Coffee Drinkers Have Lower Death Rates

coffeeIf you previously think that coffee may not be good for your general health, a recent study seems to show that there is no evident link on regular coffee drinking and increased deaths in men and women. According to an article in the Science Daily website, regular coffee drinking is in fact associated with a lower death rate from heart disease.

Coffee drinking has previously been associated with higher risk of mortality in middle aged men and women. But the data it seems on such assumptions do not support it, or at least sorely lack in verifiable data. This study done that was supported by National Institutes of Health may show signs of the opposite being true.

Researchers have been analyzing data on a Nurses’ Health Study comprising of 84,214 women that stretched from 1980 to 2004 and a Health Professionals Follow-up Study involving 41,736 men which stretched from 1986 to 2004. The said data involved having the participants answering questionnaires every two to four years concerning their diet habits, how frequent they drink coffee, smoking as well as their prevailing health conditions. The participants in the said study were known to be free from cancer and heart disease conditions from the onset.

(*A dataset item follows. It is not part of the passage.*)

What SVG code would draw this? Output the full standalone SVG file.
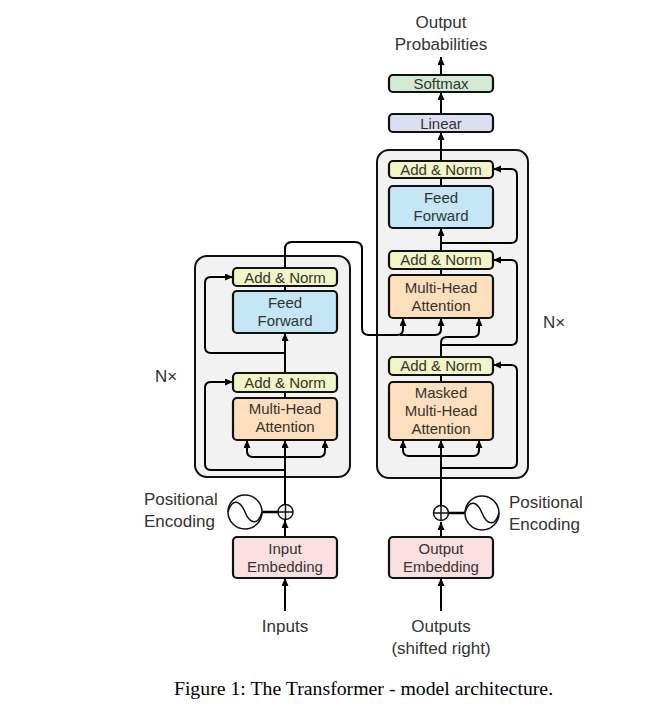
<svg xmlns="http://www.w3.org/2000/svg" width="670" height="707" viewBox="0 0 670 707">
<defs>
<marker id="ah" markerUnits="userSpaceOnUse" markerWidth="9" markerHeight="8" refX="8" refY="3.5" orient="auto">
<path d="M0,0 L8,3.5 L0,7 z" fill="#000"/>
</marker>
<style>
.stack{fill:#f2f2f2;stroke:#111;stroke-width:2}
.n{stroke:#111;stroke-width:2.2}
.an{fill:#f2f5c6}
.ff{fill:#c4e6f5}
.mha{fill:#fddfbd}
.emb{fill:#fbdfe1}
.sm{fill:#d3ebd5}
.lin{fill:#dcdff2}
.t{font-family:"Liberation Sans",Arial,sans-serif;font-size:15px;fill:#333;text-anchor:middle}
.o{font-family:"Liberation Sans",Arial,sans-serif;font-size:17px;fill:#333}
.c{fill:none;stroke:#000;stroke-width:2}
.ca{fill:none;stroke:#000;stroke-width:2;marker-end:url(#ah)}
.pe{fill:#fff;stroke:#111;stroke-width:1.5}
</style>
</defs>
<rect width="670" height="707" fill="#fff"/>

<g id="encoder-stack">
<rect class="stack" x="195" y="256" width="155" height="221" rx="12"/>
<text class="o" x="155" y="382">N×</text>
</g>
<g id="decoder-stack">
<rect class="stack" x="377" y="150" width="151" height="328" rx="12"/>
<text class="o" x="543" y="328">N×</text>
</g>

<g id="connectors">
<!-- encoder -->
<path class="ca" d="M285,611 V578"/>
<path class="ca" d="M285,537 V520"/>
<path class="ca" d="M285,504 V440"/>
<path class="ca" d="M285,457 H253 Q247,457 247,451 V440"/>
<path class="ca" d="M285,457 H319 Q325,457 325,451 V440"/>
<path class="ca" d="M285,470 H211 Q205,470 205,464 V388 Q205,382 211,382 H233"/>
<path class="c" d="M285,398 V392"/>
<path class="ca" d="M285,373 V333"/>
<path class="ca" d="M285,353 H211 Q205,353 205,347 V283 Q205,277 211,277 H233"/>
<path class="c" d="M285,291 V286"/>
<path class="ca" d="M285,267 V249 Q285,242 292,242 H355 Q362,242 362,249 V328 Q362,335 369,335 H397 Q403,335 403,329 V318"/>
<path class="ca" d="M400,335 H435 Q441,335 441,329 V318"/>
<line class="c" x1="262" y1="512" x2="278" y2="512" style="stroke-width:2.5"/>
<!-- decoder -->
<path class="ca" d="M441,611 V578"/>
<path class="ca" d="M441,537 V522"/>
<path class="ca" d="M441,506 V440"/>
<path class="ca" d="M441,456 H409 Q403,456 403,450 V440"/>
<path class="ca" d="M441,456 H473 Q479,456 479,450 V440"/>
<path class="ca" d="M441,468 H511 Q517,468 517,462 V371 Q517,365 511,365 H493"/>
<path class="c" d="M441,382 V375"/>
<path class="ca" d="M441,357 V343 Q441,337 447,337 H473 Q479,337 479,331 V318"/>
<path class="ca" d="M441,345 H511 Q517,345 517,339 V266 Q517,260 511,260 H493"/>
<path class="c" d="M441,275 V269"/>
<path class="ca" d="M441,251 V228"/>
<path class="ca" d="M441,243 H511 Q517,243 517,237 V175 Q517,169 511,169 H493"/>
<path class="c" d="M441,186 V178"/>
<path class="ca" d="M441,161 V132"/>
<path class="ca" d="M441,114 V92"/>
<path class="ca" d="M441,75 V57"/>
<line class="c" x1="449" y1="513" x2="465" y2="513" style="stroke-width:2.5"/>
</g>

<g id="enc-add-norm-2">
<rect class="n an" x="233" y="268" width="104" height="18" rx="4"/>
<text class="t" x="285" y="282.5">Add &amp; Norm</text>
</g>
<g id="enc-feed-forward">
<rect class="n ff" x="233" y="291" width="104" height="42" rx="4"/>
<text class="t" x="285" y="308">Feed</text>
<text class="t" x="285" y="326">Forward</text>
</g>
<g id="enc-add-norm-1">
<rect class="n an" x="233" y="373" width="104" height="19" rx="4"/>
<text class="t" x="285" y="388">Add &amp; Norm</text>
</g>
<g id="enc-mha">
<rect class="n mha" x="233" y="398" width="104" height="42" rx="4"/>
<text class="t" x="285" y="414">Multi-Head</text>
<text class="t" x="285" y="432">Attention</text>
</g>
<g id="enc-pos">
<circle class="pe" cx="285.5" cy="512" r="7.5"/>
<path d="M285.5,504.5 V519.5 M278,512 H293" stroke="#111" stroke-width="1.5"/>
<circle class="pe" cx="245" cy="512" r="17"/>
<path d="M228,512 C232,498 240,500 245,512 C250,524 258,526 262,512" fill="none" stroke="#111" stroke-width="1.5"/>
<text class="o" x="144" y="505">Positional</text>
<text class="o" x="144" y="527">Encoding</text>
</g>
<g id="input-embedding">
<rect class="n emb" x="233" y="537" width="104" height="41" rx="4"/>
<text class="t" x="285" y="554">Input</text>
<text class="t" x="285" y="572">Embedding</text>
</g>
<text class="o" x="285" y="632" text-anchor="middle">Inputs</text>

<g id="dec-add-norm-3">
<rect class="n an" x="389" y="161" width="104" height="17" rx="4"/>
<text class="t" x="441" y="175">Add &amp; Norm</text>
</g>
<g id="dec-feed-forward">
<rect class="n ff" x="389" y="186" width="104" height="42" rx="4"/>
<text class="t" x="441" y="203">Feed</text>
<text class="t" x="441" y="221">Forward</text>
</g>
<g id="dec-add-norm-2">
<rect class="n an" x="389" y="251" width="104" height="18" rx="4"/>
<text class="t" x="441" y="265">Add &amp; Norm</text>
</g>
<g id="dec-mha">
<rect class="n mha" x="389" y="275" width="104" height="43" rx="4"/>
<text class="t" x="441" y="293">Multi-Head</text>
<text class="t" x="441" y="311">Attention</text>
</g>
<g id="dec-add-norm-1">
<rect class="n an" x="389" y="357" width="104" height="18" rx="4"/>
<text class="t" x="441" y="371">Add &amp; Norm</text>
</g>
<g id="dec-masked-mha">
<rect class="n mha" x="389" y="382" width="104" height="58" rx="4"/>
<text class="t" x="441" y="398">Masked</text>
<text class="t" x="441" y="416">Multi-Head</text>
<text class="t" x="441" y="434">Attention</text>
</g>
<g id="dec-pos">
<circle class="pe" cx="441" cy="513" r="7.5"/>
<path d="M441,505.5 V520.5 M433.5,513 H448.5" stroke="#111" stroke-width="1.5"/>
<circle class="pe" cx="482" cy="513" r="17"/>
<path d="M465,513 C469,499 477,501 482,513 C487,525 495,527 499,513" fill="none" stroke="#111" stroke-width="1.5"/>
<text class="o" x="509" y="508">Positional</text>
<text class="o" x="509" y="530">Encoding</text>
</g>
<g id="output-embedding">
<rect class="n emb" x="389" y="537" width="104" height="41" rx="4"/>
<text class="t" x="441" y="554">Output</text>
<text class="t" x="441" y="572">Embedding</text>
</g>
<text class="o" x="441" y="632" text-anchor="middle">Outputs</text>
<text class="o" x="441" y="654" text-anchor="middle">(shifted right)</text>

<g id="linear">
<rect class="n lin" x="389" y="114" width="104" height="18" rx="4"/>
<text class="t" x="441" y="128.5">Linear</text>
</g>
<g id="softmax">
<rect class="n sm" x="389" y="75" width="104" height="17" rx="4"/>
<text class="t" x="441" y="89">Softmax</text>
</g>
<text class="o" x="441" y="28" text-anchor="middle">Output</text>
<text class="o" x="441" y="50" text-anchor="middle">Probabilities</text>

<text x="363.5" y="695" font-family="'Liberation Serif','Times New Roman',serif" font-size="19.8" fill="#000" text-anchor="middle">Figure 1: The Transformer - model architecture.</text>
</svg>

During the span of the study, the researchers compared the frequency of death from any cause among people with different habits in coffee consumption. The researchers were able to compile from the data about 2,368 deaths due to heart disease in women along with 5,011 deaths due to cancer and 3,716 deaths due to other causes. Among the men, the study compiled 2,049 deaths due to heart disease, 2,491 deaths due to cancer and 2,348 deaths due to other causes.

While considering other risk factors such as body size, diet, smoking and presence of specific diseases, the researchers found that people who drank more coffee were less likely to die during the follow-up period. The likely reason seemed to be a lower risk of heart disease deaths among the participants who were also coffee drinkers. The researchers were not able to find any link to coffee drinking and cancer deaths.

What makes the data results even more interesting is that the relationship between coffee drinking and the lower heart disease risk is not related to caffeine. This is due to the fact that the data results showed participants who drank decaffeinated coffee also had a lower risk of heart disease deaths as compared to non-coffee drinkers in the study.

Although the study showed some considerable evidence between coffee consumption and low heart disease risk, the study was in no way designed to show evidence that coffee drinking may decrease the chances of dying sooner than expected. But researchers believe that there must be something in coffee that might be protecting coffee drinkers in some way. And since the data was derived from self-reports made by the participants themselves, the data may also show some measurement error in some way which must also be taken into consideration in assessing for ideal coffee consumption.